The condo safety law signed in 2022 eliminated associations’ ability to waive the funding of their reserves, giving them until the end of 2024 to raise their monthly dues or enact special assessments to fully fund reserves, if needed, by the start of 2025. It requires buildings to have an architect or engineer complete structural integrity reserve studies, which will then determine how much a building has to have in its reserves.
SB 1114/HB 919 | HOA Oversight | Status: Passed, Waiting For Governor’s Signature
Lawmakers approved a bill strengthening oversight on homeowners association boards, although legislators removed key provisions included in the original proposal. The bills were created in response to the alleged $3 million fraud at the Hammocks HOA, a sprawling residential community in Kendall.
The Homeowners Associations Bill of Rights, which heads to DeSantis next, provides that an HOA officer, director or manager would face monetary damages if they knowingly solicit or accept kickbacks, although the final version of the legislation makes no mention of potential civil and criminal penalties included in earlier versions. Also, the bill makes it a first degree misdemeanor to aid fraudulent election voting, including tampering with ballots and using bribes or threats to secure votes.
The law would take effect on Oct. 1. The approved bill does mandate the removal of an HOA officer from the post if they are charged with board elections fraud, with theft or embezzlement of association funds, or with the destruction or refusal to provide official HOA records upon a resident’s request. In addition, the bill ramps up disclosure requirements.
The final bill removed the language touted in March that said that all resident complaints against a board over refusal to provide financial records, election fraud or accepting kickbacks will be forwarded to the Florida Department of Law Enforcement.

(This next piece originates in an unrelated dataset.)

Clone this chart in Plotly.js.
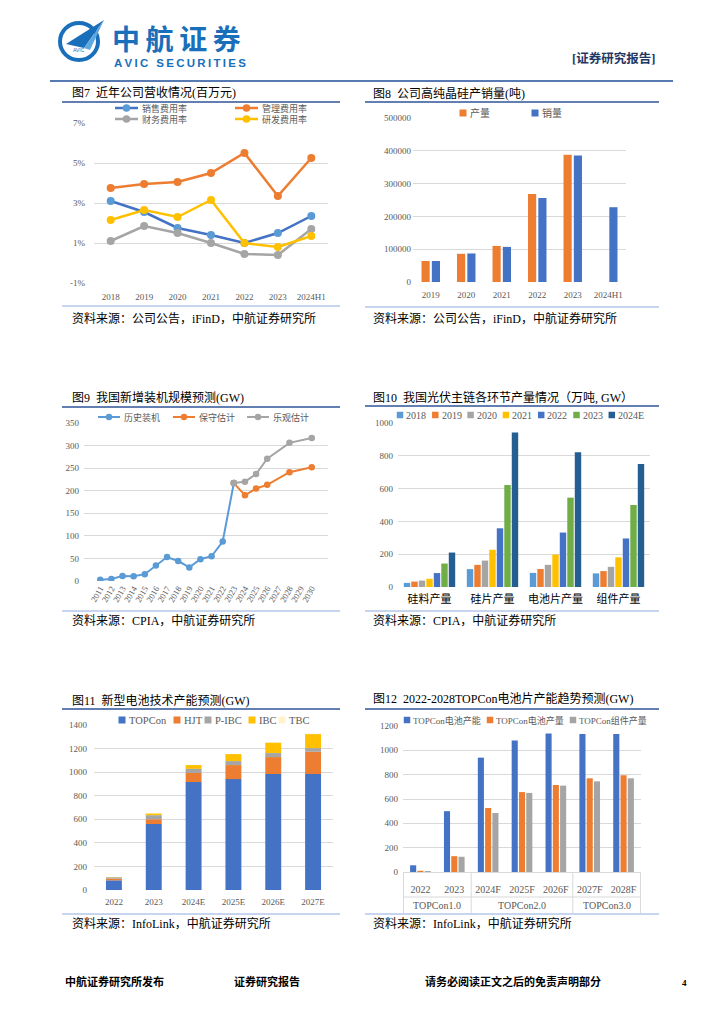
<!DOCTYPE html>
<html><head><meta charset="utf-8">
<script src="https://cdn.plot.ly/plotly-3.0.1.min.js"></script>
<style>html,body{margin:0;padding:0;background:#fff}#c{width:724px;height:1024px}</style>
</head><body><div id="c"></div>
<script>
// ---------- DATA ----------
// Fig 7
const years7 = ['2018','2019','2020','2021','2022','2023','2024H1'];
const names7 = ['销售费用率','管理费用率','财务费用率','研发费用率'];
const sales7 = [3.1, 2.55, 1.75, 1.4, 1.0, 1.5, 2.35];
const mgmt7  = [3.75, 3.95, 4.05, 4.5, 5.5, 3.35, 5.25];
const fin7   = [1.1, 1.85, 1.5, 1.0, 0.45, 0.4, 1.7];
const rd7    = [2.15, 2.65, 2.3, 3.15, 1.0, 0.8, 1.35];
const ticks7 = [-1, 1, 3, 5, 7];
const tickText7 = ['-1%', '1%', '3%', '5%', '7%'];
// Fig 8
const years8 = ['2019','2020','2021','2022','2023','2024H1'];
const names8 = ['产量','销量'];
const prod8  = [64000, 86000, 110000, 268000, 388000, null];
const sold8  = [64000, 87000, 107000, 256000, 386000, 228000];
// Fig 9
const years9 = ['2011','2012','2013','2014','2015','2016','2017','2018','2019','2020',
                '2021','2022','2023','2024','2025','2026','2027','2028','2029','2030'];
const names9 = ['历史装机','保守估计','乐观估计'];
const hist9 = [2.7, 4.5, 10.95, 10.6, 15.13, 34.54, 53.06, 44.26, 30.11, 48.2, 54.88, 87.41, 216.88,
               null, null, null, null, null, null, null];
const cons9 = [null, null, null, null, null, null, null, null, null, null, null, null, 216.88,
               190, 205, 213, null, 241, null, 252];
const opt9  = [null, null, null, null, null, null, null, null, null, null, null, null, 216.88,
               220, 237, 271, null, 306, null, 317];
// Fig 10
const cats10 = ['硅料产量','硅片产量','电池片产量','组件产量'];
const names10 = ['2018','2019','2020','2021','2022','2023','2024E'];
const v2018 = [25, 109, 86, 83];
const v2019 = [33, 135, 110, 97];
const v2020 = [39, 161, 135, 123];
const v2021 = [50, 227, 198, 181];
const v2022 = [85, 358, 332, 296];
const v2023 = [143, 622, 545, 500];
const v2024 = [210, 942, 822, 750];
// Fig 11
const years11 = ['2022','2023','2024E','2025E','2026E','2027E'];
const names11 = ['TOPCon','HJT','P-IBC','IBC','TBC'];
const topcon11 = [82, 560, 916, 941, 984, 984];
const hjt11    = [14, 40, 77, 119, 144, 189];
const pibc11   = [12, 35, 35, 34, 34, 31];
const ibc11    = [2, 14, 32, 59, 88, 119];
const tbc11    = [0, 0, 0, 0, 0, 4];
// Fig 12
const groups12 = ['TOPCon1.0','TOPCon1.0','TOPCon2.0','TOPCon2.0','TOPCon2.0','TOPCon3.0','TOPCon3.0'];
const years12  = ['2022','2023','2024F','2025F','2026F','2027F','2028F'];
const names12 = ['TOPCon电池产能','TOPCon电池产量','TOPCon组件产量'];
const cap12 = [55, 500, 940, 1080, 1138, 1135, 1135];
const out12 = [10, 130, 526, 657, 715, 770, 795];
const mod12 = [8, 125, 485, 650, 710, 745, 770];

// ---------- HELPERS ----------
const W = 724, H = 1024;
const X = p => p / W, Y = p => 1 - p / H;
const SERIF = '"Liberation Serif","Noto Sans CJK SC",serif';
const SANS = '"Noto Sans CJK SC","Liberation Sans",sans-serif';
const TICKF = {family: SERIF, size: 9, color: '#595959'};
const LEGF = {family: SERIF, size: 9, color: '#595959'};
const C = {blue:'#4472C4', lblue:'#5B9BD5', orange:'#ED7D31', gray:'#A5A5A5', yellow:'#FFC000',
           green:'#70AD47', dblue:'#255E91', cream:'#FFF2CC'};

function yAx(domain, anchor, range, extra) {
  return Object.assign({domain, anchor, range, showgrid:true, gridcolor:'#D9D9D9', gridwidth:1,
    zeroline:false, showline:false, ticks:'', tickfont:TICKF, fixedrange:true}, extra||{});
}
function xAx(domain, anchor, extra) {
  return Object.assign({domain, anchor, showgrid:false, zeroline:false, showline:false, ticks:'',
    tickfont:TICKF, fixedrange:true, type:'category', tickangle:0}, extra||{});
}
function lineTr(name, x, y, color, mcolor, ax, w, ms) {
  return {type:'scatter', mode:'lines+markers', name, x, y, connectgaps:true,
    line:{color, width:w}, marker:{color:mcolor, size:ms},
    xaxis:'x'+ax, yaxis:'y'+ax, showlegend:false, hoverinfo:'skip'};
}
function barTr(name, x, y, color, ax, width, offset, base) {
  const t = {type:'bar', name, x, y, width, offset, marker:{color, line:{width:0}},
    xaxis:'x'+ax, yaxis:'y'+ax, showlegend:false, hoverinfo:'skip', offsetgroup:name};
  if (base) t.base = base;
  return t;
}
function ann(text, xp, yp, font, extra) {
  return Object.assign({text, x:X(xp), y:Y(yp), xref:'paper', yref:'paper', xanchor:'left',
    yanchor:'middle', showarrow:false, font}, extra||{});
}
function hline(x0, x1, yp, color, width) {
  return {type:'line', xref:'paper', yref:'paper', x0:X(x0), x1:X(x1), y0:Y(yp), y1:Y(yp),
    line:{color, width}};
}
const annotations = [];
const shapes = [];
// legend key: square swatch + label (bar charts)
function swatch(xp, yp, color, label, size, fsize) {
  const s = size / 2;
  shapes.push({type:'rect', xref:'paper', yref:'paper', x0:X(xp - s), x1:X(xp + s),
    y0:Y(yp + s), y1:Y(yp - s), fillcolor:color, line:{width:0}});
  annotations.push(ann(label, xp + s + 1, yp, {family: SERIF, size: fsize, color:'#595959'}));
}
// legend key: line with marker + label (line charts)
function lineKey(x0, x1, yp, color, mcolor, label, lw, r) {
  shapes.push(hline(x0, x1, yp, color, lw));
  const cx = (x0 + x1) / 2;
  shapes.push({type:'circle', xref:'paper', yref:'paper', x0:X(cx - r), x1:X(cx + r),
    y0:Y(yp + r), y1:Y(yp - r), fillcolor:mcolor, line:{width:0}});
  annotations.push(ann(label, x1 + 2, yp, LEGF));
}

// ---------- TRACES ----------
const traces = [];
// Fig 7
const s7 = [sales7, mgmt7, fin7, rd7];
const c7 = [C.blue, C.orange, C.gray, C.yellow], m7 = [C.lblue, C.orange, C.gray, C.yellow];
const kx7 = [115, 235], ky7 = [108, 119];
s7.forEach((v, i) => {
  traces.push(lineTr(names7[i], years7, v, c7[i], m7[i], '', 2.5, 8));
  const x0 = kx7[i % 2], yk = ky7[Math.floor(i / 2)];
  lineKey(x0, x0 + 23, yk, c7[i], m7[i], names7[i], 2.5, 3.8);
});
// Fig 8
const s8 = [prod8, sold8], c8 = [C.orange, C.blue];
[-0.26, 0.03].forEach((off, i) => {
  traces.push(barTr(names8[i], years8, s8[i], c8[i], '2', 0.23, off));
  swatch(463 + i * 72, 113, c8[i], names8[i], 7, 10);
});
// Fig 9
const s9 = [hist9, cons9, opt9], c9 = [C.lblue, C.orange, C.gray];
const kx9 = [98, 173, 247];
s9.forEach((v, i) => {
  traces.push(lineTr(names9[i], years9, v, c9[i], c9[i], '3', 2, 6.5));
  lineKey(kx9[i], kx9[i] + 22, 417, c9[i], c9[i], names9[i], 2, 3.2);
});
// Fig 10
const s10 = [v2018, v2019, v2020, v2021, v2022, v2023, v2024];
const col10 = [C.lblue, C.orange, C.gray, C.yellow, C.blue, C.green, C.dblue];
const bw10 = 0.102, st10 = 0.119;
s10.forEach((v, i) => {
  traces.push(barTr(names10[i], cats10, v, col10[i], '4', bw10, -(6*st10+bw10)/2 + i*st10));
  swatch(400 + i * 35.3, 415, col10[i], names10[i], 6.5, 10);
});
// Fig 11 (stacked via base)
const s11 = [topcon11, hjt11, pibc11, ibc11, tbc11];
const c11 = [C.blue, C.orange, C.gray, C.yellow, C.cream];
const lx11 = [122, 177, 208, 252, 282];
let cum = years11.map(() => 0);
s11.forEach((v, i) => {
  const base = cum.slice();
  traces.push(barTr(names11[i], years11, v, c11[i], '5', 0.4, -0.2, base));
  cum = cum.map((c, k) => c + v[k]);
  swatch(lx11[i], 720, c11[i], names11[i], 7, 10.5);
});
// Fig 12
const bw12 = 0.18, st12 = 0.215;
const s12 = [cap12, out12, mod12], c12 = [C.blue, C.orange, C.gray];
s12.forEach((v, i) => {
  traces.push(barTr(names12[i], years12, v, c12[i], '6', bw12, -(2*st12+bw12)/2 + i*st12));
  swatch(407 + i * 83, 720, c12[i], names12[i], 6.5, 9);
});
// Fig 12 group row (second level of the category axis): labels + dividers in axis units
const GRID = '#D9D9D9';
const bounds12 = [];
groups12.forEach((g, i) => { if (i === 0 || g !== groups12[i - 1]) bounds12.push(i - 0.5); });
bounds12.push(groups12.length - 0.5);
bounds12.forEach(b => shapes.push({type:'line', xref:'x6', yref:'paper', x0:b, x1:b,
  y0:Y(872), y1:Y(913), line:{color:GRID, width:1}}));
for (let k = 0; k < bounds12.length - 1; k++) {
  const gi = Math.round(bounds12[k] + 0.5);
  annotations.push({text: groups12[gi], xref:'x6', yref:'paper', x:(bounds12[k] + bounds12[k + 1]) / 2,
    y:Y(905), xanchor:'center', yanchor:'middle', showarrow:false,
    font:{family: SERIF, size: 10, color:'#595959'}});
}

// ---------- LAYOUT ----------
const TF = {family: SERIF, size: 12, color: '#000'};
const SF = {family: SERIF, size: 12, color: '#000'};
const titleLine = '#2F5597', srcLine = '#8FAADC';

annotations.push(
  // header
  ann('<b>中\u2009航\u2009证\u2009券</b>', 110, 38, {family: SANS, size: 28, color: '#1A6FBA'}),
  ann('<b>A\u2009V\u2009I\u2009C\u2009 \u2009S\u2009E\u2009C\u2009U\u2009R\u2009I\u2009T\u2009I\u2009E\u2009S</b>', 112, 63,
      {family: '"Liberation Sans",Arial,sans-serif', size: 11.5, color: '#1A6FBA'}),
  ann('AVIC', 79, 50, {family: '"Liberation Sans",sans-serif', size: 5, color: '#1A6FBA'}, {xanchor:'center'}),
  ann('<b>[证券研究报告]</b>', 657, 58, {family: SERIF, size: 12.5, color: '#1F3864'}, {xanchor:'right'}),
  // titles
  ann('图7  近年公司营收情况(百万元)', 70, 93, TF),
  ann('图8  公司高纯晶硅产销量(吨)', 371, 93, TF),
  ann('图9  我国新增装机规模预测(GW)', 70, 397, TF),
  ann('图10  我国光伏主链各环节产量情况（万吨, GW）', 371, 397, TF),
  ann('图11  新型电池技术产能预测(GW)', 70, 700, TF),
  ann('图12  2022-2028TOPCon电池片产能趋势预测(GW)', 371, 699, TF),
  // sources
  ann('资料来源：公司公告，iFinD，中航证券研究所', 70, 318, SF),
  ann('资料来源：公司公告，iFinD，中航证券研究所', 371, 318, SF),
  ann('资料来源：CPIA，中航证券研究所', 70, 620, SF),
  ann('资料来源：CPIA，中航证券研究所', 371, 620, SF),
  ann('资料来源：InfoLink，中航证券研究所', 70, 923, SF),
  ann('资料来源：InfoLink，中航证券研究所', 371, 923, SF),
  // footer
  ann('<b>中航证券研究所发布</b>', 63, 981, {family: SERIF, size: 11, color: '#000'}),
  ann('<b>证券研究报告</b>', 232, 981, {family: SERIF, size: 11, color: '#000'}),
  ann('<b>请务必阅读正文之后的免责声明部分</b>', 423, 981, {family: SERIF, size: 11, color: '#000'}),
  ann('<b>4</b>', 684, 983, {family: SERIF, size: 9, color: '#000'}, {xanchor:'center'})
);

shapes.push(
  hline(50, 673, 81, '#1F4E99', 1.5),
  hline(62, 340, 102, titleLine, 1.3), hline(365, 659, 102, titleLine, 1.3),
  hline(62, 340, 306, srcLine, 1), hline(365, 659, 307, srcLine, 1),
  hline(62, 340, 407, titleLine, 1.3), hline(365, 659, 406, titleLine, 1.3),
  hline(62, 340, 611, srcLine, 1), hline(365, 659, 611, srcLine, 1),
  hline(62, 340, 709, titleLine, 1.3), hline(365, 659, 709, titleLine, 1.3),
  hline(62, 340, 914, srcLine, 1), hline(365, 659, 914, srcLine, 1),
  hline(403, 641, 897, GRID, 1),
  // logo ring + plane
  {type:'circle', xref:'paper', yref:'paper', x0:X(60), x1:X(98), y0:Y(60), y1:Y(23),
   line:{color:'#1A6FBA', width:4}},
  {type:'path', xref:'paper', yref:'paper', fillcolor:'#1A6FBA', line:{width:0},
   path:`M ${X(66)} ${Y(44)} L ${X(104)} ${Y(20)} L ${X(84)} ${Y(48)} Z`},
  {type:'path', xref:'paper', yref:'paper', fillcolor:'#5FA8E0', line:{width:0},
   path:`M ${X(84)} ${Y(48)} L ${X(104)} ${Y(20)} L ${X(90)} ${Y(50)} Z`}
);

const layout = {
  width: W, height: H, margin:{l:0, r:0, t:0, b:0, autoexpand:false},
  paper_bgcolor:'#fff', plot_bgcolor:'#fff',
  barmode:'group', showlegend:false, hovermode:false, font:{family: SERIF},
  // Fig 7
  xaxis: xAx([X(94), X(328)], 'y', {ticklabelstandoff: 7}),
  yaxis: yAx([Y(283), Y(123)], 'x', [-1, 7], {tickmode:'array', tickvals: ticks7, ticktext: tickText7, ticklabelstandoff: 8}),
  // Fig 8
  xaxis2: xAx([X(413), X(626)], 'y2', {ticklabelstandoff: 6}),
  yaxis2: yAx([Y(282), Y(118)], 'x2', [0, 500000], {dtick:100000, tickformat:'d', ticklabelstandoff: 1}),
  // Fig 9
  xaxis3: xAx([X(84), X(328)], 'y3', {tickangle:-60, tickmode:'array', tickvals: years9, tickfont:{family: SERIF, size: 8.5, color:'#595959'}}),
  yaxis3: yAx([Y(581), Y(423)], 'x3', [0, 350], {dtick:50, ticklabelstandoff: 4}),
  // Fig 10
  xaxis4: xAx([X(398), X(650)], 'y4', {ticklabelstandoff: 4, tickfont:{family: SERIF, size: 11, color:'#000'}}),
  yaxis4: yAx([Y(587), Y(423)], 'x4', [0, 1000], {dtick:200, ticklabelstandoff: 4}),
  // Fig 11
  xaxis5: xAx([X(94), X(333)], 'y5', {ticklabelstandoff: 5}),
  yaxis5: yAx([Y(890), Y(725)], 'x5', [0, 1400], {dtick:200, ticklabelstandoff: 6}),
  // Fig 12
  xaxis6: xAx([X(403), X(641)], 'y6', {showline:true, linecolor:GRID, ticklabelstandoff: 8,
    tickfont:{family: SERIF, size: 10, color:'#595959'}}),
  yaxis6: yAx([Y(872), Y(726)], 'x6', [0, 1200], {dtick:200, ticklabelstandoff: 4}),
  annotations, shapes
};

Plotly.newPlot('c', traces, layout, {staticPlot:true, displayModeBar:false});
</script>
</body></html>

As it stands now, residents can file a civil suit against a board or bring a complaint to the Florida Department of Business and Professional Regulation.
SB 540/HB 359 | Challenging Local Approvals | Status: Passed, Waiting For Governor’s Signature
Florida lawmakers advanced a measure that requires anyone who sues local governments over development approvals pay the municipalities’ legal fees if those suing lose. The proposed law is awaiting DeSantis’ signature. It’s expected to discourage development approval challenges.
A separate set of bills would have required that the winner in such lawsuits show the challenge was “frivolous” before the prevailing party could recover their legal fees from the opposing side. The Senate version of that bill, Senate Bill 816, died last week.
SB 1356/HB 1317 | Demolitions | Status: Dead
The legislation would have stripped local municipalities of their authority to determine if buildings and other structures could be demolished, and what could be built in their place if knocked down. The proposed law was expected to fuel a rash of speculative property sales and subsequent demolitions of historic buildings in coastal cities such as Miami Beach and Palm Beach.
Developers were believed to be behind the bills, which were sponsored by Sen. Bryan Avila and Rep. Spencer Roach. The legislation, which exempted single-family homes, would have allowed owners and developers to demolish “non-conforming” properties within a half mile of the coast and within specific flood zones — regardless of whether the buildings are in a historic district.
Haber Law attorney David Podein said the bill was another example of “tension between local control over real estate and more top-down mandates” from the state.